Do they have trouble saying "ka nama ka lajerama"?



Hans
 
The sets and, what could kindly be called SFX, were spectacularly bad, the acting was at the "At least I'm working" level, and the production values were lousy. I'm talking Banana Splits/Danger Island lousy.
You forgot about Far Out Space Nuts, which I think is the gold standard for Sid & Marty Krofft awfulness. Or did you intentionally black that one out? I know that's how I managed to cope with my traumatic early childhood experience of accidentally coming across an airing of Lidsville.

The stories were equally bad with the exception of the one written by Niven and Gerrold and another I oddly remember.

In the Niven/Gerrold story...

Spoiler:
..."Marshall, Will, and Holly" encounter a Sleestak who is far more intelligent than the usual bumbling herd. He turns out to be a time traveller. Both he and the family assist one another in some way I don't quite remember but, in a poignant moment, the time travelling Sleestak realizes he hasn't travelled into his past at all. The Sleestak everyone had been assuming were his ancestors are actually his descendants and his machine has sent him into the future.
Actually, you need to thank Walter Koenig for that story, since he's the guy who actually wrote it. Although you can be forgiven for assuming it was a Niven/Gerrold venture -- Gerrold worked as the story editor for the first season, and between Niven and him (either alone or in collaboration), they account for over a third of the episodes for the first season of the show. Throw in Koenig and D.C. Fontana, and you have half the first season right there ...

Although the show drops considerably after that -- like off a cliff. The only major writer who contributed to the later seasons, I think, was Theodore "ninety percent of everything is crud" Sturgeon.

The Sleestak were simply bizarre in the show, more comic relief than actual threat.
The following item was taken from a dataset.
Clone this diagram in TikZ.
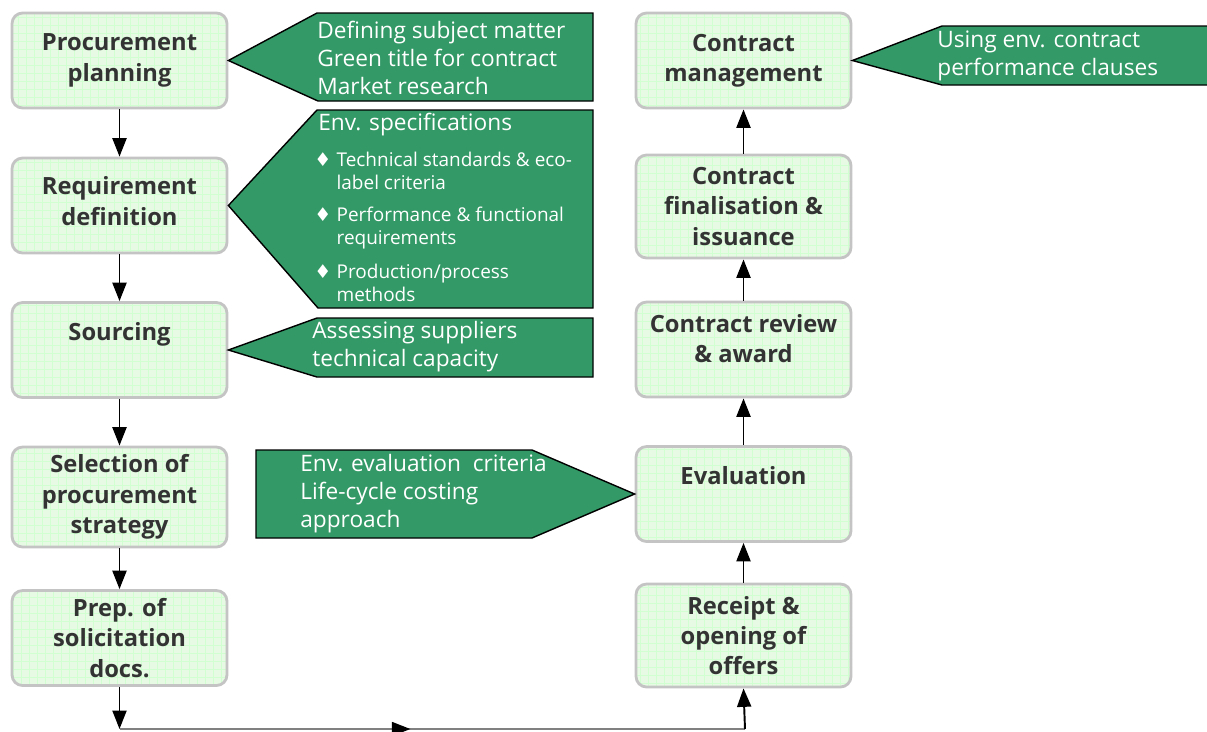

They had these toy crossbows with which they could not hit anything at all. I remember our father remarking one day that it looked like stage hands were simply tossing crossbow bolts at the heros. When Star Wars came out later and people began remarking what poor shots the Imperial Stormtroopers were, we naturally assumed they matriculated at Sleestak Marksmanship and Bumbling Fool School.
Ya know, that's actually a pretty popular school. I'm pretty sure those Zhodani from Twilight's Peak actually matriculated there.

Although at least the Zhodani were able to move at a decent pace. I don't think I ever saw a Sleestak clocking in at any higher than three miles per hour on open ground ... and yet, the Marshalls still only managed to just barely keep ahead of them.